Perhaps as suggested by some commentators, Gill is holding up a mirror to the hypocrisy of those who are happy to munch their way through “some frogs, a pig, a cow and a chicken” but would really rather not connect the artfully prepared fillet in front of them with the realities of the life and death of the animal it came from. Now I’m of the Fearnley-Wittingstall school when it comes to knowing about where your food comes from. I once spent a summer in my teens working on a rare breeds farm getting hands on experience of the piggy life-cycle from artificial insemination to slaughter (the former admittedly more hands-on than the latter) and I’m perfectly aware that the pork steaks I’ve just guzzled were once snuffling around and rolling in the mud. That’s not to say that I’m claiming a moral superiority by virtue of witnessing the former life and demise of a very tasty sausage, nor do I think for a second that I enjoyed my supper any more than the other half, who, at least to my knowledge, has never given hand relief to a boar.
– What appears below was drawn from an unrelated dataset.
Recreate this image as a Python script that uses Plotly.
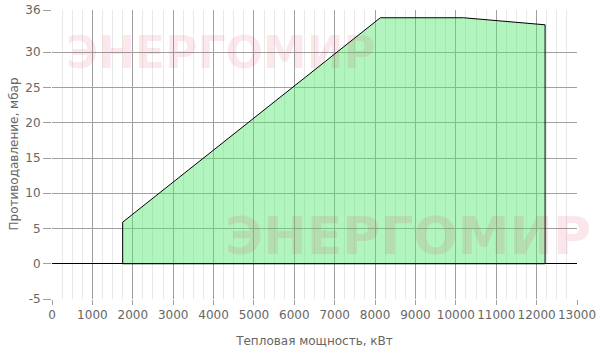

But there is an important issue here, that if more people gave some time to researching the realities of food production and used the economic laws of supply and demand to change the behaviour of our food retailers, animal welfare would improve and consequently the quality of our food, which, oh I don’t know, might have some, you know, health benefits or something.

I’m getting a nice view up here on this soapbox (largely of the shiny and sweating tops of the heads of Daily Mail readers mooing ‘Nanny state’ and ‘Political Correctness’ – careful there, you’ll have a coronary due to arterial bottleneck of accumulated fats from those ‘Connective Tissue and Hormone Nuggets’ that nasty meddling liberals like me don’t think you should eat.) but to return to the matter in hand if Gill is showing us the fine diner’s nature red in tooth and claw, the argument falls at the first hurdle by his own admission, baboons aren’t good to eat, he wasn’t about to tuck in to Confit of Baboon with an Agave coulis and fondant yams.

So….what was the bloody point? And what’s my point? I suppose really that to my mind, aside from the various moral and ethical issues that I’ve lightly grazed and sidestepped, it was a lousy piece of criticism, half a review whose word count was bolstered by a few paragraphs of swaggering, preening braggadocio diluted with pointless wittering about hats. There’s a place for Gonzo journalism, there’s a place for shock journalism. but a restaurant review really isn’t it.

Oh and by the way I swatted a fly while writing this and then stared at its twitching oozing corpse. Aren’t I clever?